The album features CSBQ horn player Tim Bradley's original brass arrangements of works by Wagner, Brahms, Mozart, Dvořák, Gounod, Fauré, Debussy and Schumann, including an ambitious arrangement of Brahms' Variations on a Theme by Joseph Haydn, Op. 56. From concept to completion, the CSBQ spent more than a year making the album. "You can edit something until you turn purple," Hall says of the final stages of production. "You can literally spend years picking out every little thing, but we're happy with it."

DIY approach

As the album came together, Hall was busy with more than rehearsal and recording; she also designed the album cover, its bold collage of multicolored music staves tossed like salad on a striking black background. "We didn't want it to look like a more typical classical CD cover, with just a picture of a tree and a sunset or something like that," Hall says. "We wanted it to be eye-catching and really sort of non-traditional."

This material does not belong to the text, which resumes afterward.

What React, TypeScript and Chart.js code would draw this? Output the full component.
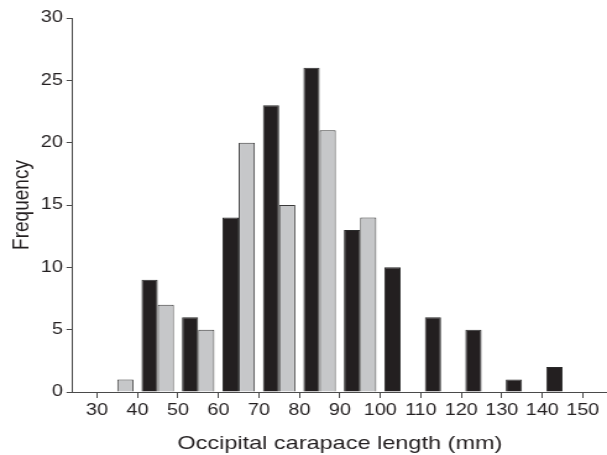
import React, { useEffect, useRef } from 'react';
import { Chart, registerables } from 'chart.js';

Chart.register(...registerables);

// Bin centres (mm) for the 10 mm classes 30-40, 40-50, ... 140-150
const binCenters = [35, 45, 55, 65, 75, 85, 95, 105, 115, 125, 135, 145];
// Frequencies
const blackSeries = [0, 9, 6, 14, 23, 26, 13, 10, 6, 5, 1, 2];
const greySeries = [1, 7, 5, 20, 15, 21, 14, 0, 0, 0, 0, 0];
// Axis tick labels
const xTickValues = [30, 40, 50, 60, 70, 80, 90, 100, 110, 120, 130, 140, 150];
const yTickValues = [0, 5, 10, 15, 20, 25, 30];

const CSS_W = 607;
const CSS_H = 455;
const STRETCH = 1.2363;
const W = Math.round(CSS_W / STRETCH);

const FONT = '"Liberation Sans", Arial, Helvetica, sans-serif';
const TEXT = '#231f20';
const AXIS = '#4a4a4a';

export default function App() {
  const ref = useRef<HTMLCanvasElement | null>(null);

  useEffect(() => {
    const canvas = ref.current;
    if (!canvas) return;
    const chart = new Chart(canvas, {
      type: 'bar',
      data: {
        datasets: [
          {
            label: 'black',
            data: binCenters.map((x, i) => ({ x, y: blackSeries[i] })),
            backgroundColor: '#231f20',
            borderColor: '#2a2a2a',
            borderWidth: 1,
            categoryPercentage: 0.8,
            barPercentage: 1.0,
          },
          {
            label: 'grey',
            data: binCenters.map((x, i) => ({ x, y: greySeries[i] })),
            backgroundColor: '#c6c7c9',
            borderColor: '#3a3a3a',
            borderWidth: 1,
            categoryPercentage: 0.8,
            barPercentage: 1.0,
          },
        ],
      },
      options: {
        animation: false,
        responsive: false,
        devicePixelRatio: 1,
        layout: { padding: { top: 18, left: 0, right: 0, bottom: 0 } },
        plugins: {
          legend: { display: false },
          tooltip: { enabled: false },
        },
        scales: {
          x: {
            type: 'linear',
            min: 24,
            max: 156,
            offset: false,
            grid: {
              display: true,
              offset: false,
              drawOnChartArea: false,
              drawTicks: true,
              tickLength: 6,
              color: AXIS,
              lineWidth: 1,
            },
            border: { display: true, color: AXIS, width: 1 },
            ticks: {
              font: { family: FONT, size: 16 },
              color: TEXT,
              padding: 3,
              autoSkip: false,
              maxRotation: 0,
              minRotation: 0,
              callback: (v: any) => String(v),
            },
            afterBuildTicks: (s: any) => {
              s.ticks = xTickValues.map((v) => ({ value: v }));
            },
            afterFit: (s: any) => {
              s.height = 63;
            },
            title: {
              display: true,
              text: 'Occipital carapace length (mm)',
              font: { family: FONT, size: 19, lineHeight: 1.2 },
              color: TEXT,
              padding: { top: 0, bottom: 0 },
            },
          },
          y: {
            min: 0,
            max: 30,
            grid: {
              display: true,
              drawOnChartArea: false,
              drawTicks: true,
              tickLength: 5,
              color: AXIS,
              lineWidth: 1,
            },
            border: { display: true, color: AXIS, width: 1 },
            ticks: {
              font: { family: FONT, size: 16 },
              color: TEXT,
              padding: 3,
              stepSize: 5,
            },
            afterBuildTicks: (s: any) => {
              s.ticks = yTickValues.map((v) => ({ value: v }));
            },
            afterFit: (s: any) => {
              s.width = 58.8;
            },
            title: {
              display: true,
              text: 'Frequency',
              font: { family: FONT, size: 19, lineHeight: 1.2 },
              color: TEXT,
              padding: { top: 6, bottom: 0 },
            },
          },
        },
      },
    });
    return () => chart.destroy();
  }, []);

  return (
    <div style={{ position: 'absolute', left: 0, top: 0, width: CSS_W, height: CSS_H, background: '#fff' }}>
      <canvas
        ref={ref}
        width={W}
        height={CSS_H}
        style={{ width: CSS_W + 'px', height: CSS_H + 'px', display: 'block' }}
      />
    </div>
  );
}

Designing the album cover speaks to the do-it-yourself approach embraced by the members of the CSBQ. For example, Hall does graphic and Web design (she also maintains the ensemble's website), and trombone player Alex Wolff does the quintet's accounting. "You either have to pay somebody else or you learn to do it yourself," Hall says. "[Music] is a multi-faceted career these days and you really have to make yourself talented in more ways than just playing your instrument if you want to make it as a business."

Kicking it

Granted, the CSBQ didn't record its new album entirely without help. Copper Street Classics was recorded and mastered at Wild Sound studio in Minneapolis, and Hall credits sound engineer Matthew Zimmerman with capturing the challenging dynamic range of brass instruments.

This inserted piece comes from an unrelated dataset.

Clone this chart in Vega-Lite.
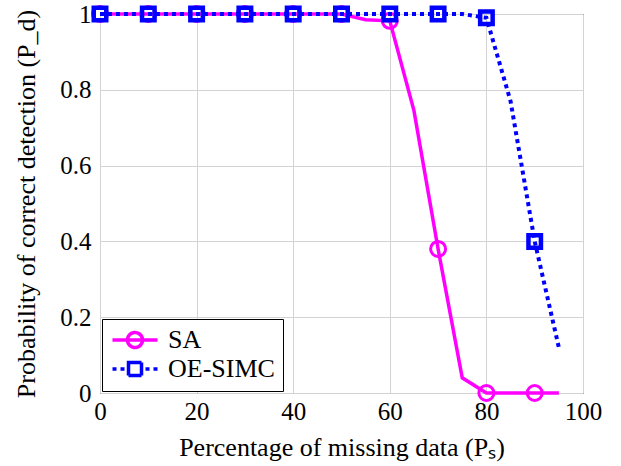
{
  "$schema": "https://vega.github.io/schema/vega-lite/v6.json",
  "width": 483,
  "height": 379,
  "autosize": {"type": "none"},
  "padding": {"left": 100, "top": 14, "right": 38, "bottom": 73},
  "background": "#ffffff",
  "config": {
    "font": "Liberation Serif",
    "view": {"stroke": "#000000", "strokeWidth": 1},
    "axis": {"labelFont": "Liberation Serif", "titleFont": "Liberation Serif", "labelFontSize": 25, "titleFontSize": 26}
  },
  "data": {
    "values": [
      {"x": 0, "y": 1, "series": "SA"},
      {"x": 5, "y": 1, "series": "SA"},
      {"x": 10, "y": 1, "series": "SA"},
      {"x": 15, "y": 1, "series": "SA"},
      {"x": 20, "y": 1, "series": "SA"},
      {"x": 25, "y": 1, "series": "SA"},
      {"x": 30, "y": 1, "series": "SA"},
      {"x": 35, "y": 1, "series": "SA"},
      {"x": 40, "y": 1, "series": "SA"},
      {"x": 45, "y": 1, "series": "SA"},
      {"x": 50, "y": 1, "series": "SA"},
      {"x": 55, "y": 0.985, "series": "SA"},
      {"x": 60, "y": 0.982, "series": "SA"},
      {"x": 65, "y": 0.745, "series": "SA"},
      {"x": 70, "y": 0.38, "series": "SA"},
      {"x": 75, "y": 0.04, "series": "SA"},
      {"x": 80, "y": 0, "series": "SA"},
      {"x": 85, "y": 0, "series": "SA"},
      {"x": 90, "y": 0, "series": "SA"},
      {"x": 95, "y": 0, "series": "SA"},
      {"x": 0, "y": 1, "series": "OE-SIMC"},
      {"x": 5, "y": 1, "series": "OE-SIMC"},
      {"x": 10, "y": 1, "series": "OE-SIMC"},
      {"x": 15, "y": 1, "series": "OE-SIMC"},
      {"x": 20, "y": 1, "series": "OE-SIMC"},
      {"x": 25, "y": 1, "series": "OE-SIMC"},
      {"x": 30, "y": 1, "series": "OE-SIMC"},
      {"x": 35, "y": 1, "series": "OE-SIMC"},
      {"x": 40, "y": 1, "series": "OE-SIMC"},
      {"x": 45, "y": 1, "series": "OE-SIMC"},
      {"x": 50, "y": 1, "series": "OE-SIMC"},
      {"x": 55, "y": 1, "series": "OE-SIMC"},
      {"x": 60, "y": 1, "series": "OE-SIMC"},
      {"x": 65, "y": 1, "series": "OE-SIMC"},
      {"x": 70, "y": 1, "series": "OE-SIMC"},
      {"x": 75, "y": 1, "series": "OE-SIMC"},
      {"x": 80, "y": 0.99, "series": "OE-SIMC"},
      {"x": 85, "y": 0.77, "series": "OE-SIMC"},
      {"x": 90, "y": 0.4, "series": "OE-SIMC"},
      {"x": 95, "y": 0.12, "series": "OE-SIMC"}
    ]
  },
  "layer": [
    {
      "transform": [{"filter": "datum.series === 'SA'"}],
      "mark": {"type": "line", "strokeWidth": 3.5, "strokeCap": "butt", "strokeJoin": "miter"},
      "encoding": {
        "x": {
          "field": "x",
          "type": "quantitative",
          "scale": {"domain": [0, 100], "nice": false, "zero": false},
          "axis": {
            "values": [0, 20, 40, 60, 80, 100],
            "grid": true, "gridColor": "#d3d3d3", "gridWidth": 1, "domain": false, "ticks": false,
            "labelFlush": false,
            "labelFont": "Liberation Serif", "labelFontSize": 25, "labelColor": "#000000", "labelPadding": 6,
            "titleFont": "Liberation Serif", "titleFontSize": 26, "titleFontWeight": "normal", "titleColor": "#000000", "titlePadding": 10,
            "title": "Percentage of missing data (Pₛ)"
          }
        },
        "y": {
          "field": "y",
          "type": "quantitative",
          "scale": {"domain": [0, 1], "nice": false, "zero": false},
          "axis": {
            "values": [0, 0.2, 0.4, 0.6, 0.8, 1], "format": "~g",
            "grid": true, "gridColor": "#d3d3d3", "gridWidth": 1, "domain": false, "ticks": false,
            "labelFlush": false,
            "labelFont": "Liberation Serif", "labelFontSize": 25, "labelColor": "#000000", "labelPadding": 9,
            "titleFont": "Liberation Serif", "titleFontSize": 26, "titleFontWeight": "normal", "titleColor": "#000000", "titlePadding": 20,
            "title": "Probability of correct detection (P_d)"
          }
        },
        "color": {
          "field": "series",
          "type": "nominal",
          "scale": {"domain": ["SA", "OE-SIMC"], "range": ["#ff00ff", "#0000ff"]},
          "legend": {
            "orient": "bottom-left",
            "offset": 2,
            "title": null,
            "labelFont": "Liberation Serif",
            "labelFontSize": 26,
            "labelColor": "#000000",
            "padding": 8,
            "strokeColor": "#000000",
            "fillColor": "#ffffff",
            "cornerRadius": 0,
            "symbolSize": 400,
            "symbolStrokeWidth": 3.5,
            "symbolOffset": 12,
            "labelOffset": 20,
            "rowPadding": 0,
            "encode": {
              "symbols": {
                "update": {
                  "shape": {"signal": "datum.value === 'SA' ? 'M-2.25,0H2.25M-0.75,0A0.75,0.75,0,1,1,0.75,0A0.75,0.75,0,1,1,-0.75,0' : 'M-2.25,0H-1.85M-1.45,0H-1.05M1.05,0H1.45M1.85,0H2.25M-0.65,-0.65H0.65V0.65H-0.65Z'"},
                  "fill": {"value": "transparent"},
                  "strokeDash": {"value": [1, 0]},
                  "strokeWidth": {"value": 3.5}
                }
              }
            }
          }
        }
      }
    },
    {
      "transform": [{"filter": "datum.series === 'SA' && datum.x % 10 === 0"}],
      "mark": {"type": "point", "shape": "circle", "filled": false, "size": 225, "strokeWidth": 3, "opacity": 1},
      "encoding": {
        "x": {"field": "x", "type": "quantitative"},
        "y": {"field": "y", "type": "quantitative"},
        "color": {"field": "series", "type": "nominal", "legend": null}
      }
    },
    {
      "transform": [{"filter": "datum.series === 'OE-SIMC'"}],
      "mark": {"type": "line", "strokeWidth": 4, "strokeDash": [4, 4], "strokeCap": "butt"},
      "encoding": {
        "x": {"field": "x", "type": "quantitative"},
        "y": {"field": "y", "type": "quantitative"},
        "color": {"field": "series", "type": "nominal", "legend": null}
      }
    },
    {
      "transform": [{"filter": "datum.series === 'OE-SIMC' && datum.x % 10 === 0"}],
      "mark": {"type": "point", "shape": "square", "filled": false, "size": 156, "strokeWidth": 4.5, "opacity": 1},
      "encoding": {
        "x": {"field": "x", "type": "quantitative"},
        "y": {"field": "y", "type": "quantitative"},
        "color": {"field": "series", "type": "nominal", "legend": null}
      }
    }
  ]
}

Zimmerman also made an observation that resonated with all the members of the quintet. "He told us, 'You guys are trying to make classical music kick ass!'" Hall recalls. "We said, 'Yeah, that's exactly what we want to do!' That's the thought process that we try to go by, both with our CD project and with our concert programming. We want to put it all out there and make it awesome."

Music menu for the Fair

Hall says she and the other members of the Copper Street Brass Quintet prepare for concerts at the State Fair differently than for indoor performances. Some pieces — particularly those with softer movements — simply don't work well when played outdoors, and pieces that demand flawless ensemble precision get excluded from the set list because the hurly-burly of the Fair makes it difficult for the ensemble members to hear one another. Instead, the group opts for music that can be played loudly without the feedback that can happen inside a concert hall. The CSBQ also tries for more recognizable pieces, thinking of those multitudes of fairgoers who may be walking past.

And there's another rule. "We try not to visit any of the food booths before the gig so we can stand up straight and not explode during the show," Hall laughs. "[But afterwards] we pack up the stuff and go straight to the cookie place and get a huge bucket because there's five of us!"

The Copper Street Brass Quintet will perform at the MPR booth at the State Fair on Saturday, Aug. 25 and Sunday, Sept. 2. Both performances are at 2 p.m.